China is the world’s leader in the processing of rare earths and in rare-earth technology. In 2024, China controlled over 69% of rare earth mine production and nearly half of the world’s reserves, according to the U.S. Geological Survey. China produces over 90% of the world’s processed rare earths and rare-earth magnets. Rare earths require extensive processing, which China is able to do with its massive coal fleet and inexpensive power. Via Reuters, the rare earth group of 17 elements are used in products from electric vehicles to aircraft engines and military radars. This is not the first time that China has imposed export restrictions on rare-earth technologies. In 2010, for example, China cut its rare-earth exports by 40% and cut off supplies to Japan over a territorial dispute, causing prices to soar.

As reported by CNBC, tightened access to rare earths earlier this year disrupted international supply chains. The auto industry was particularly affected by restrictions on rare-earth magnets. While China’s official data showed that those exports have recovered, progress appears uneven. According to the European Chamber of Commerce, one member incurred costs of “millions of euros” while other members cited inconsistent procedures for obtaining export approvals. As of September 9, only 19 out of 141 applicants for rare-earth exports sampled (13.5%) had received approval from China’s Ministry of Commerce.

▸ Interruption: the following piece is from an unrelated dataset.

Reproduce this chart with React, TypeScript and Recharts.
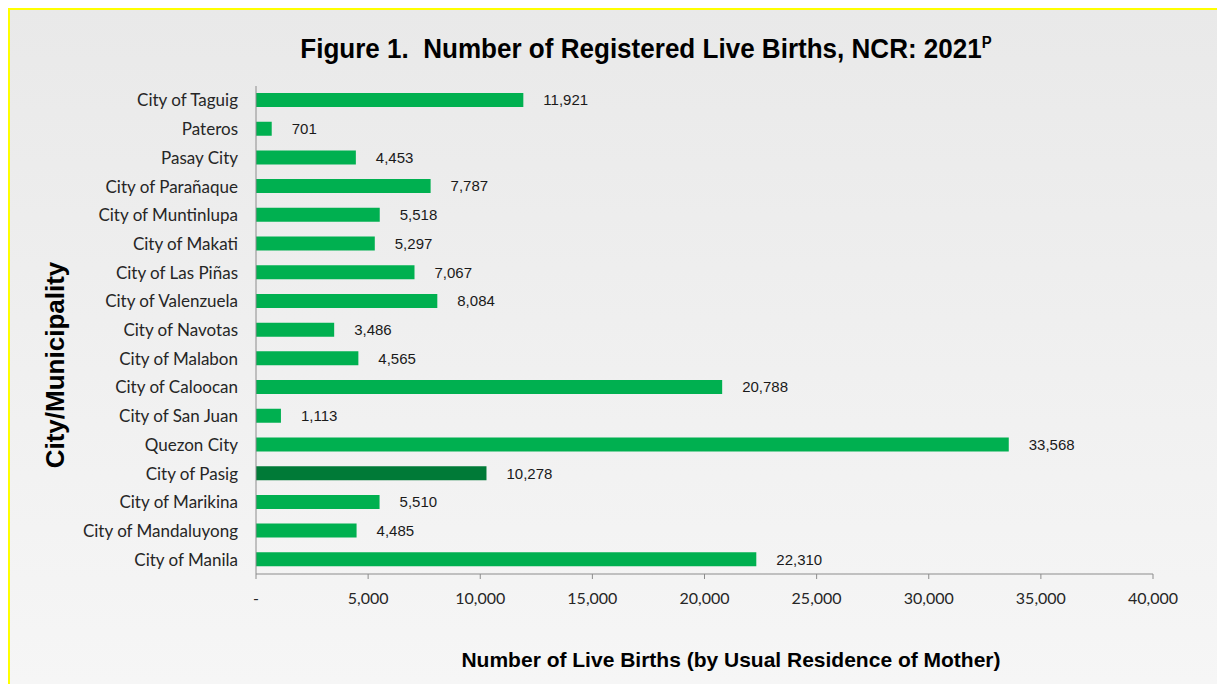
import React from 'react';
import { BarChart, Bar, XAxis, YAxis, Cell, LabelList } from 'recharts';

// cities, top to bottom as shown
const CITIES = [
  'City of  Taguig',
  'Pateros',
  'Pasay City',
  'City of Parañaque',
  'City of Muntinlupa',
  'City of Makati',
  'City of Las Piñas',
  'City of Valenzuela',
  'City of Navotas',
  'City of Malabon',
  'City of Caloocan',
  'City of San Juan',
  'Quezon City',
  'City of Pasig',
  'City of Marikina',
  'City of Mandaluyong',
  'City of Manila',
];

const BIRTHS = [11921, 701, 4453, 7787, 5518, 5297, 7067, 8084, 3486, 4565, 20788, 1113, 33568, 10278, 5510, 4485, 22310];

const X_TICKS = [0, 5000, 10000, 15000, 20000, 25000, 30000, 35000, 40000];

const HIGHLIGHT = 'City of Pasig';

const chartData = CITIES.map((city, i) => ({ city, births: BIRTHS[i] }));

const fmt = (v: number) => (v === 0 ? '-' : v.toLocaleString('en-US'));

export default function App() {
  return (
    <div
      style={{
        position: 'relative',
        width: 1217,
        height: 690,
        background: 'linear-gradient(#e9e9e9, #f6f6f6 676px)',
        boxShadow: 'inset 0 0 0 2px #ffff00',
        fontFamily: '"Liberation Sans", Arial, sans-serif',
      }}
    >
      {/* title */}
      <div
        style={{
          position: 'absolute',
          top: 25,
          left: 0,
          width: 1276,
          textAlign: 'center',
          fontWeight: 'bold',
          fontSize: 28,
          color: '#000',
          whiteSpace: 'pre',
          transform: 'scaleX(0.93)',
        }}
      >
        {'Figure 1.  Number of Registered Live Births, NCR: 2021'}
        <sup style={{ fontSize: 16 }}>P</sup>
      </div>

      <BarChart
        width={1217}
        height={676}
        data={chartData}
        layout="vertical"
        margin={{ top: 78, right: 72, bottom: 80, left: 0 }}
        barSize={14}
      >
        <XAxis
          type="number"
          domain={[0, 40000]}
          ticks={X_TICKS}
          tickFormatter={fmt}
          height={30}
          stroke="#8c8c8c"
          tickSize={5}
          tickMargin={14}
          tick={{ fill: '#262626', fontSize: 16, fontFamily: 'Lato, sans-serif' }}
        />
        <YAxis
          type="category"
          dataKey="city"
          width={248}
          stroke="#8c8c8c"
          tickLine={false}
          tickSize={0}
          tickMargin={18}
          interval={0}
          tick={{ fill: '#262626', fontSize: 17, fontFamily: 'Lato, sans-serif' }}
        />
        <Bar dataKey="births" isAnimationActive={false}>
          {chartData.map((d) => (
            <Cell key={d.city} fill={d.city === HIGHLIGHT ? '#007a37' : '#00b050'} />
          ))}
          <LabelList
            dataKey="births"
            position="right"
            offset={20}
            formatter={(v: any) => Number(v).toLocaleString('en-US')}
            style={{ fill: '#1a1a1a', fontSize: 15, fontFamily: '"Liberation Sans", Arial, sans-serif' }}
          />
        </Bar>
      </BarChart>

      {/* axis titles */}
      <div
        style={{
          position: 'absolute',
          top: 640,
          left: 423,
          width: 600,
          textAlign: 'center',
          fontWeight: 'bold',
          fontSize: 21,
          color: '#000',
          whiteSpace: 'nowrap',
        }}
      >
        Number of Live Births (by Usual Residence of Mother)
      </div>
      <div
        style={{
          position: 'absolute',
          left: 47,
          top: 357,
          width: 0,
          height: 0,
        }}
      >
        <div
          style={{
            position: 'absolute',
            transform: 'translate(-50%, -50%) rotate(-90deg)',
            fontWeight: 'bold',
            fontSize: 26,
            color: '#000',
            whiteSpace: 'nowrap',
          }}
        >
          City/Municipality
        </div>
      </div>
    </div>
  );
}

According to UPI News, prior to this announcement from China, U.S. lawmakers called for more stringent restrictions on the export of chipmaking equipment after finding that U.S. and allied-nation companies have made tens of billions of dollars from selling semiconductor-related equipment to China’s state-owned and military-linked companies.

U.S. Rare Earth Production

From 1940 to 1990, the United States produced and mined its own rare-earth minerals at the Mountain Pass mine in California. Until the 1980s, the United States was one of the world’s largest producers, but it was usurped by China due to its substantial deposits, cheap labor, and lax environmental standards. The mine had closed in the fourth quarter of 2015 due to China’s competitive prices, opposition from environmentalists, and U.S. environmental regulations escalating the cost of production, but returned to production in 2018 during President Trump’s first term. It was bought by MP Materials in 2017 from Molycorp, which had run it before it went bankrupt. Today, the Mountain Pass mine is the only U.S.-based facility producing rare earths.

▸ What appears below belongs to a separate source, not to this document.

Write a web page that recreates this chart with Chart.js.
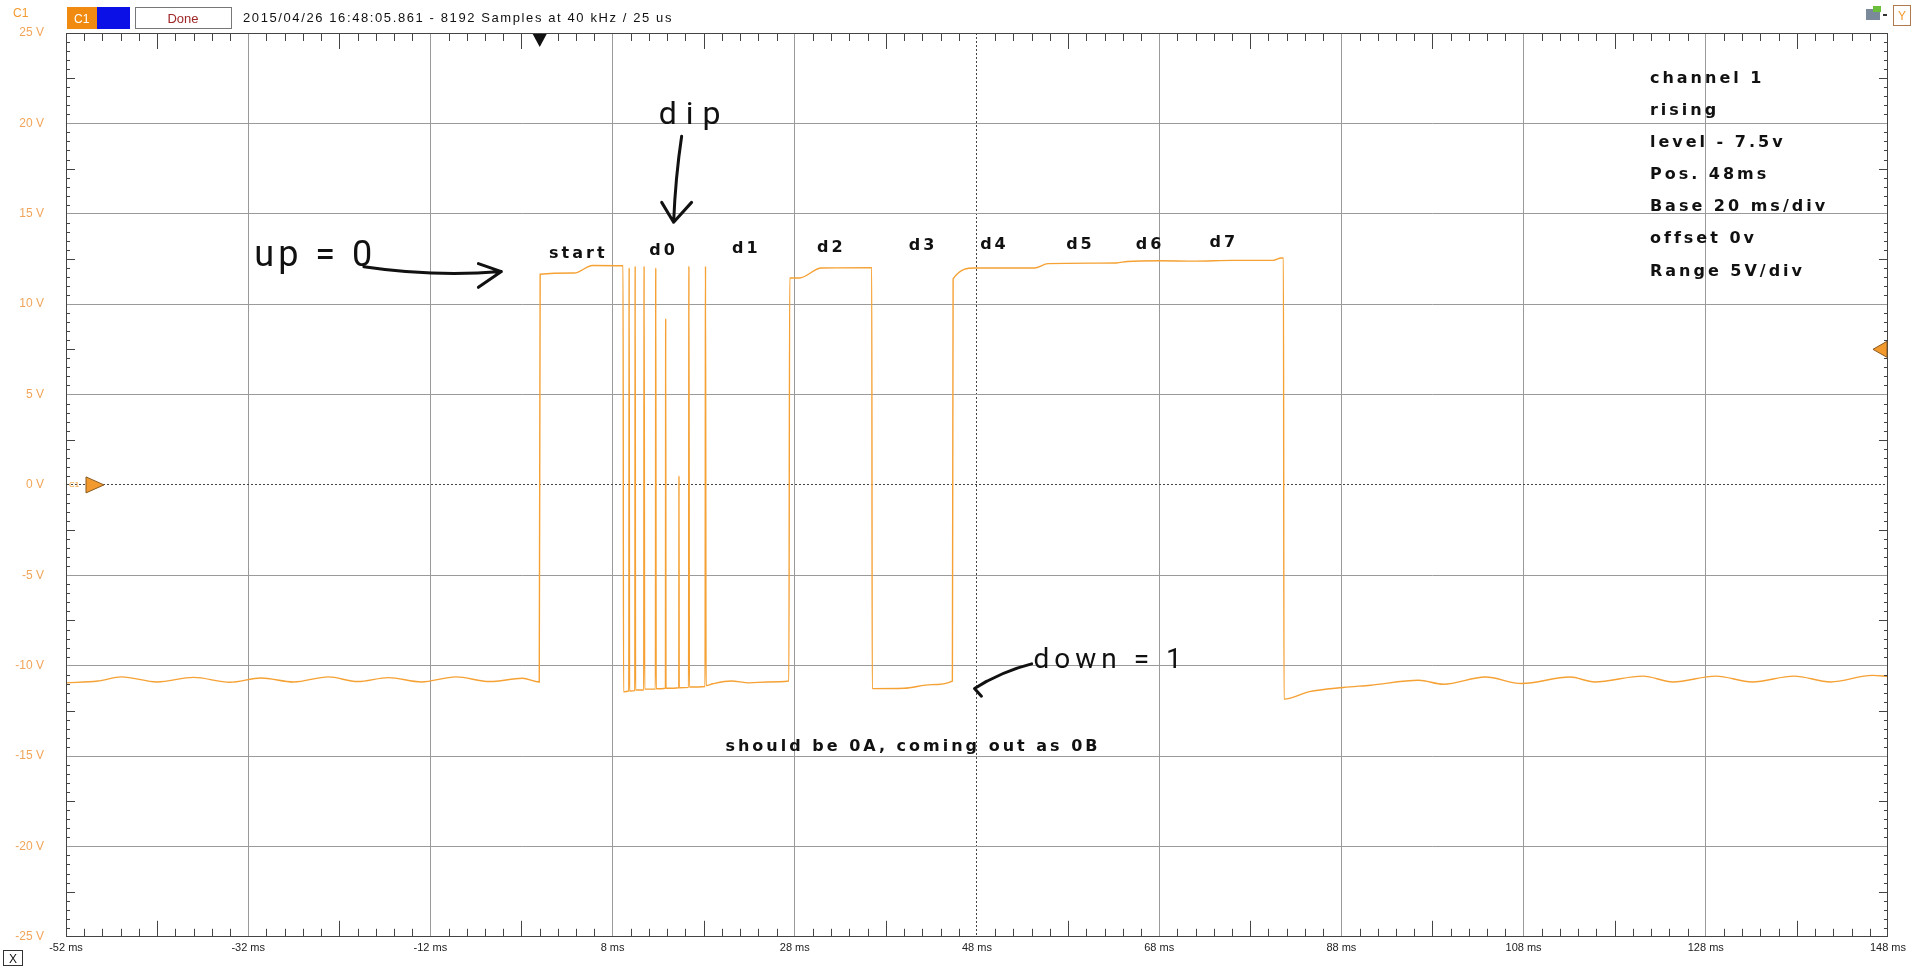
<!DOCTYPE html>
<html>
<head>
<meta charset="utf-8">
<title>C1 capture</title>
<script src="https://cdn.jsdelivr.net/npm/chart.js@4.4.1/dist/chart.umd.min.js"></script>
<style>
  html, body { margin: 0; padding: 0; background: #fff; }
  #wrap { position: relative; width: 1911px; height: 966px; }
</style>
</head>
<body>
<div id="wrap"><canvas id="scope"></canvas></div>
<script>
// channel 1, time in ms vs level in volts
let timeMs = [
  -52, -48.5, -45.9, -42, -38, -34, -30.6, -27, -23.2, -20, -16.6, -13, -9.2, -5.5, -1.9, -0.05,
  0.05, 3.8, 5.8, 9.15,
  9.2, 9.78, 9.82, 9.86, 10.44, 10.48, 10.52, 11.42, 11.46, 11.52, 12.7, 12.74, 12.78,
  13.8, 13.83, 13.86, 15.27, 15.29, 15.31, 16.34, 16.38, 16.43, 18.15, 18.2, 18.26,
  19, 21, 23, 25, 27.35,
  27.44, 28.5, 30.9, 36.45,
  36.5, 40, 43, 45.3,
  45.38, 47.8, 54.3, 55.8, 63.3, 64.5, 68, 72, 76, 80.5, 81.4, 81.64,
  81.7, 84.5, 88.2, 91.2, 96.5, 99.2, 103.8, 107.8, 113.1, 115.8, 121.1, 124.4, 129.1, 133.1, 137.7, 141.7, 146.3, 148
];
let volts = [
  -10.95, -10.85, -10.62, -10.9, -10.65, -10.92, -10.68, -10.9, -10.62, -10.88, -10.66, -10.9, -10.62, -10.88, -10.7, -10.9,
  11.65, 11.72, 12.14, 12.12,
  -11.45, -11.4, 12.0, -11.4, -11.38, 12.1, -11.35, -11.35, 12.1, -11.3, -11.3, 12.0, -11.28,
  -11.25, 9.2, -11.25, -11.22, 0.5, -11.22, -11.2, 12.1, -11.18, -11.15, 12.1, -11.1,
  -11.0, -10.85, -10.95, -10.9, -10.85,
  11.45, 11.45, 12.0, 12.02,
  -11.27, -11.25, -11.05, -10.85,
  11.4, 12.0, 12.0, 12.24, 12.28, 12.36, 12.4, 12.38, 12.42, 12.42, 12.55, 12.55,
  -11.85, -11.44, -11.21, -11.08, -10.81, -11.03, -10.63, -10.99, -10.63, -10.9, -10.58, -10.9, -10.58, -10.9, -10.58, -10.9, -10.54, -10.6
];

let xTickValues = [-52, -32, -12, 8, 28, 48, 68, 88, 108, 128, 148];
let xTickLabels = ['-52 ms', '-32 ms', '-12 ms', '8 ms', '28 ms', '48 ms', '68 ms', '88 ms', '108 ms', '128 ms', '148 ms'];
let yTickValues = [-25, -20, -15, -10, -5, 0, 5, 10, 15, 20, 25];
let yTickLabels = ['-25 V', '-20 V', '-15 V', '-10 V', '-5 V', '0 V', '5 V', '10 V', '15 V', '20 V', '25 V'];

let bitNames = ['start', 'd0', 'd1', 'd2', 'd3', 'd4', 'd5', 'd6', 'd7'];
let settingsText = ['channel 1', 'rising', 'level - 7.5v', 'Pos. 48ms', 'Base 20 ms/div', 'offset 0v', 'Range 5V/div'];
let statusText = '2015/04/26 16:48:05.861 - 8192 Samples at 40 kHz / 25 us';
let noteText = 'should be 0A, coming out as 0B';

let triggerMs = 0;
let triggerLevel = 7.5;
let cursorMs = 48;

// where the notes sit, in ms / volts
let bitPosMs = [1.03, 12.02, 21.12, 30.45, 40.51, 48.35, 57.79, 65.44, 73.53];
let bitPosV = [12.54, 12.73, 12.81, 12.9, 13.0, 13.03, 13.03, 13.03, 13.17];

const orange = '#f39a2e';
const labelFont = "bold 16px 'DejaVu Sans'";
const handFont = "Roboto";

function tri(ctx, pts, fill, stroke) {
  ctx.beginPath();
  ctx.moveTo(pts[0][0], pts[0][1]);
  ctx.lineTo(pts[1][0], pts[1][1]);
  ctx.lineTo(pts[2][0], pts[2][1]);
  ctx.closePath();
  ctx.fillStyle = fill;
  ctx.fill();
  if (stroke) { ctx.strokeStyle = stroke; ctx.lineWidth = 1; ctx.stroke(); }
}

const scopeDecor = {
  id: 'scopeDecor',
  afterDraw(chart) {
    const {ctx, chartArea: a, scales: {x, y}} = chart;
    const px = v => x.getPixelForValue(v);
    const py = v => y.getPixelForValue(v);
    ctx.save();

    // frame
    ctx.strokeStyle = '#444';
    ctx.lineWidth = 1;
    ctx.strokeRect(Math.round(a.left) + 0.5, Math.round(a.top) + 0.5, Math.round(a.width) - 1, Math.round(a.height) - 1);

    // small ticks on the frame
    ctx.beginPath();
    for (let t = -50; t < 148; t += 2) {
      if ((t + 52) % 20 === 0) continue;
      const len = (t + 52) % 20 === 10 ? 16 : 8;
      const xx = Math.round(px(t)) + 0.5;
      ctx.moveTo(xx, a.bottom); ctx.lineTo(xx, a.bottom - len);
      ctx.moveTo(xx, a.top); ctx.lineTo(xx, a.top + len);
    }
    for (let v = -24.5; v < 25; v += 0.5) {
      if (v % 5 === 0) continue;
      const len = Math.abs(v % 5) === 2.5 ? 9 : 4;
      const yy = Math.round(py(v)) + 0.5;
      ctx.moveTo(a.left, yy); ctx.lineTo(a.left + len, yy);
      ctx.moveTo(a.right, yy); ctx.lineTo(a.right - len, yy);
    }
    ctx.stroke();

    // channel / trigger markers
    const y0 = py(0);
    ctx.font = "8px 'Liberation Sans'";
    ctx.fillStyle = orange;
    ctx.textBaseline = 'middle';
    ctx.fillText('C1', a.left + 3, y0);
    tri(ctx, [[a.left + 20, y0 - 8], [a.left + 38, y0], [a.left + 20, y0 + 8]], orange, '#8a5a20');
    const yt = py(triggerLevel);
    tri(ctx, [[a.right - 1, yt - 8], [a.right - 15, yt], [a.right - 1, yt + 8]], orange, '#8a5a20');
    const xt = px(triggerMs);
    tri(ctx, [[xt - 7, a.top + 1], [xt + 7, a.top + 1], [xt, a.top + 14]], '#111');

    // header bar
    ctx.textBaseline = 'alphabetic';
    ctx.fillStyle = orange;
    ctx.font = "12px 'Liberation Sans'";
    ctx.fillText('C1', 13, 17);
    ctx.fillStyle = '#f08a10';
    ctx.fillRect(67, 7, 30, 22);
    ctx.fillStyle = '#0a10e6';
    ctx.fillRect(97, 7, 33, 22);
    ctx.fillStyle = '#fff';
    ctx.font = "12px 'Liberation Sans'";
    ctx.fillText('C1', 74, 23);
    ctx.fillStyle = '#fff';
    ctx.fillRect(135, 7, 96, 22);
    ctx.strokeStyle = '#777';
    ctx.strokeRect(135.5, 7.5, 96, 21);
    ctx.fillStyle = '#a02828';
    ctx.font = "13px 'Liberation Sans Narrow', 'Liberation Sans'";
    ctx.textAlign = 'center';
    ctx.fillText('Done', 183, 23);
    ctx.textAlign = 'left';
    ctx.fillStyle = '#111';
    ctx.font = "13px 'Liberation Sans Narrow', 'Liberation Sans'";
    ctx.letterSpacing = '1.6px';
    ctx.fillText(statusText, 243, 22);
    ctx.letterSpacing = '0px';

    // corner widgets
    ctx.fillStyle = '#7a8a9a';
    ctx.fillRect(1866, 9, 14, 11);
    ctx.fillStyle = '#6cbf3a';
    ctx.fillRect(1873, 6, 8, 6);
    ctx.fillStyle = '#333';
    ctx.fillRect(1883, 14, 4, 2);
    ctx.fillStyle = '#fff';
    ctx.fillRect(1893, 5, 17, 21);
    ctx.strokeStyle = '#b07a50';
    ctx.strokeRect(1893.5, 5.5, 17, 20);
    ctx.fillStyle = orange;
    ctx.font = "12px 'Liberation Sans'";
    ctx.fillText('Y', 1898, 20);
    ctx.strokeStyle = '#333';
    ctx.strokeRect(3.5, 950.5, 19, 15);
    ctx.fillStyle = '#111';
    ctx.fillText('X', 9, 963);

    // typed notes
    ctx.fillStyle = '#111';
    ctx.font = labelFont;
    ctx.letterSpacing = '3px';
    bitNames.forEach((n, i) => ctx.fillText(n, px(bitPosMs[i]), py(bitPosV[i])));
    settingsText.forEach((s, i) => ctx.fillText(s, px(121.87), py(22.24 - i * 1.777)));
    ctx.fillText(noteText, px(20.39), py(-14.72));

    // handwritten notes
    ctx.font = "36px " + handFont;
    ctx.letterSpacing = '4px';
    ctx.fillText('up = 0', px(-31.33), py(12.13));
    ctx.font = "32px " + handFont;
    ctx.letterSpacing = '9px';
    ctx.fillText('dip', px(13.06), py(19.95));
    ctx.font = "28px " + handFont;
    ctx.letterSpacing = '5px';
    ctx.fillText('down = 1', px(54.2), py(-10.13));
    ctx.letterSpacing = '0px';

    ctx.strokeStyle = '#111';
    ctx.lineWidth = 3;
    ctx.lineCap = 'round';
    ctx.lineJoin = 'round';
    ctx.beginPath();
    ctx.moveTo(px(-19.3), py(12.07));
    ctx.quadraticCurveTo(px(-11.76), py(11.5), px(-4.21), py(11.8));
    ctx.moveTo(px(-6.73), py(12.24));
    ctx.lineTo(px(-4.21), py(11.8));
    ctx.lineTo(px(-6.73), py(10.93));
    ctx.moveTo(px(15.58), py(19.29));
    ctx.quadraticCurveTo(px(14.9), py(17), px(14.7), py(14.53));
    ctx.moveTo(px(13.39), py(15.63));
    ctx.lineTo(px(14.7), py(14.53));
    ctx.lineTo(px(16.67), py(15.63));
    ctx.moveTo(px(54.0), py(-9.9));
    ctx.quadraticCurveTo(px(50.8), py(-10.3), px(47.73), py(-11.26));
    ctx.moveTo(px(49.04), py(-10.87));
    ctx.lineTo(px(47.73), py(-11.26));
    ctx.lineTo(px(48.49), py(-11.69));
    ctx.stroke();

    ctx.restore();
  }
};

let scope = new Chart(document.getElementById('scope'), {
  type: 'line',
  data: {
    datasets: [{
      data: timeMs.map((t, i) => ({x: t, y: volts[i]})),
      borderColor: '#f5a134',
      borderWidth: 1.4,
      pointRadius: 0,
      cubicInterpolationMode: 'monotone'
    }]
  },
  options: {
    responsive: true,
    maintainAspectRatio: false,
    animation: false,
    layout: { padding: { top: 33, right: 16, left: 0, bottom: 0 } },
    plugins: {
      legend: { display: false },
      tooltip: { enabled: false }
    },
    scales: {
      x: {
        type: 'linear',
        min: -52,
        max: 148,
        afterBuildTicks: s => { s.ticks = xTickValues.map(v => ({value: v})); },
        afterFit: s => { s.height = 19; },
        ticks: {
          autoSkip: false,
          maxRotation: 0,
          padding: 5,
          color: '#222',
          font: { family: "'Liberation Sans'", size: 11 },
          callback: (v, i) => xTickLabels[i]
        },
        grid: {
          drawTicks: false,
          color: c => (c.tick && c.tick.value === cursorMs) ? '#444' : '#9a9a9a'
        },
        border: {
          color: '#444',
          dash: c => (c.tick && c.tick.value === cursorMs) ? [2, 2] : []
        }
      },
      y: {
        type: 'linear',
        min: -25,
        max: 25,
        afterBuildTicks: s => { s.ticks = yTickValues.map(v => ({value: v})); },
        afterFit: s => { s.width = 66; },
        ticks: {
          padding: 22,
          color: '#f2a55a',
          font: { family: "'Liberation Sans'", size: 12 },
          callback: (v, i) => yTickLabels[i]
        },
        grid: {
          drawTicks: false,
          color: c => (c.tick && c.tick.value === 0) ? '#444' : '#9a9a9a'
        },
        border: {
          color: '#444',
          dash: c => (c.tick && c.tick.value === 0) ? [2, 2] : []
        }
      }
    }
  },
  plugins: [scopeDecor]
});
</script>
</body>
</html>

The Mountain Pass mine, however, produces a small fraction compared to China’s production.  President Trump, as part of his America First and Energy Dominance programs, is pursuing opening U.S. mines to produce critical minerals. Recently, he ordered the approval of a proposed 211-mile industrial road in Alaska to allow access to copper, cobalt, and rare-earth minerals such as gallium and germanium.

Analysis

Trade tensions and China’s increasingly restrictive rare-earth trade policy require the U.S. to create the conditions for developing mines domestically. One recent example of this is the opening of Ramaco’s Brook Mine in Wyoming. However, the initiative faces formidable challenges, including a cumbersome permitting process that can delay projects by a decade or more, as evidenced by Ramaco’s 17- to 18-year timeline from acquisition to production. China’s entrenched control over 90% of rare-earth elements and its ability to manipulate global market dynamics through pricing and supply restrictions further complicates U.S. efforts. Without comprehensive reforms to streamline permitting, the U.S. will lack a supply of critical minerals, undermining national security and economic competitiveness. The success of this endeavor hinges on sustained policy momentum and innovative strategies to overcome both domestic bureaucratic obstacles and global market challenges.